Matt Reed notes that talks between Bharti Airtel and MTN, which began in May and have been extended twice, most recently to a deadline of end-September, seem to be heading toward the wire once again without resolution. Matt's article is dated 22nd September, so we are now four days closer to that wire.

So what's holding up the mooted mega-merger? A significant problem, reports Mary Lennighan, writing for Total Telecom yesterday, is the effect of a recent tightening of India's takeover rules. This move apparently means that MTN could be forced to make an open offer for an additional 20% of Bharti Airtel, which in turn would create financial and regulatory problems. The first of these is the business of finding a large quantity of cash to fund the open offer - Lennighan reports esitmates of up to USD 9.35 billion.

Secondly, the proposed deal would put Bharti Airtel well over India's 74% foreign direct investment cap - MTN would hold 25% of the Indian MNO directly, and its shareholders would have an additional 11%. The extra 20% stake would give the South African company a 56% chunk of its new partner. SingTel already hold 30.4% of Bharti Airtel - hence the FDI cap problem.

This is not the only potential legal problem faced by the deal makers. The other, writes Lennighan, concerns the insistence of the South African Government that the merged entity should be listed on both the Johannesburg and Bombay stock exchanges. Indian law prohibits Bharti Airtel from any such dual listing.

These problems may be surmountable, however, at least if the deal is supported at the highest levels, which does seem to be the case. According to an article in yesterday's Economic Times, Indian Prime Minister Manmohan Singh has admitted to discussing the merger at the G20 summit in Pittsburgh with South African president Jacob Zuma. Singh expressed support for the deal and also stated India's willingness to discuss any outstanding issues.

This looks encouraging for proponents of the deal, but should either party be approaching this marriage with caution? An editorial piece in South Africa's Financial Mail this week suggests that this might be the case for MTN and its many shareholders - the telecoms giant apparently appears in the portfolios of dozens of unit trusts, and many retirement funds have significant stakes, including the Public Investment Corp., which holds an 11.2% stake on behalf of members of Government pension funds. The opinion piece warns that shareholders will have to evaluate the proposals carefully, and ask whether the expected benefits will compensate for the risk. The article commends MTN for an exceptional international growth record, comparing this favourably with Bharti Airtel's more limited career as an international player.
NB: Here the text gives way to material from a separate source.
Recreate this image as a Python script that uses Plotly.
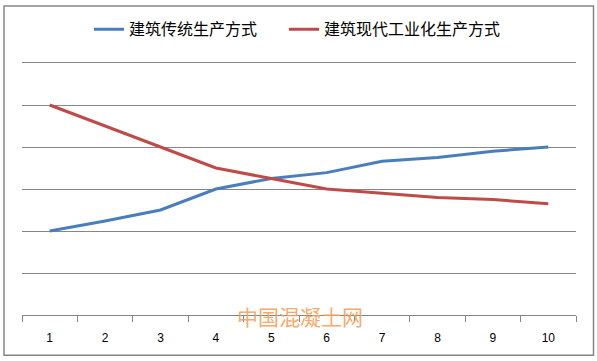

The writer also refers to the Indian cellco being part of the wider Bharti conglomerate, with its "different culture." Without saying much about what might go wrong, the Financial Mail opines that "institutional investors should be concerned that the huge value that has been created in MTN - and which may come in the future - is not frittered away by an unwise deal."


Matt Reed, writing about the 2008 failure of these two giant telecoms companies to come together, notes that reportedly, a factor in that failure was South Africa’s worry that control of MTN, which is perceived as a national champion, could pass into foreign hands. This, at least, is something that the Financial Mail does not consider as a legitimate reason for a 2009 deal hitting the rocks. Government should avoid taking decisions based on national pride, ideology or an aspiration to protect or create a national champion, says the editorial piece. "Those would be the wrong reasons, and could lead to poor judgments with bad results. There are no grounds so far for assuming jobs [in South Africa] would be at risk because of an MTN deal with Bharti Airtel."

There may be reasons, then, to believe that this deal will get done reasonably soon. Or will be be discussing deadline extensions throughout the next few months?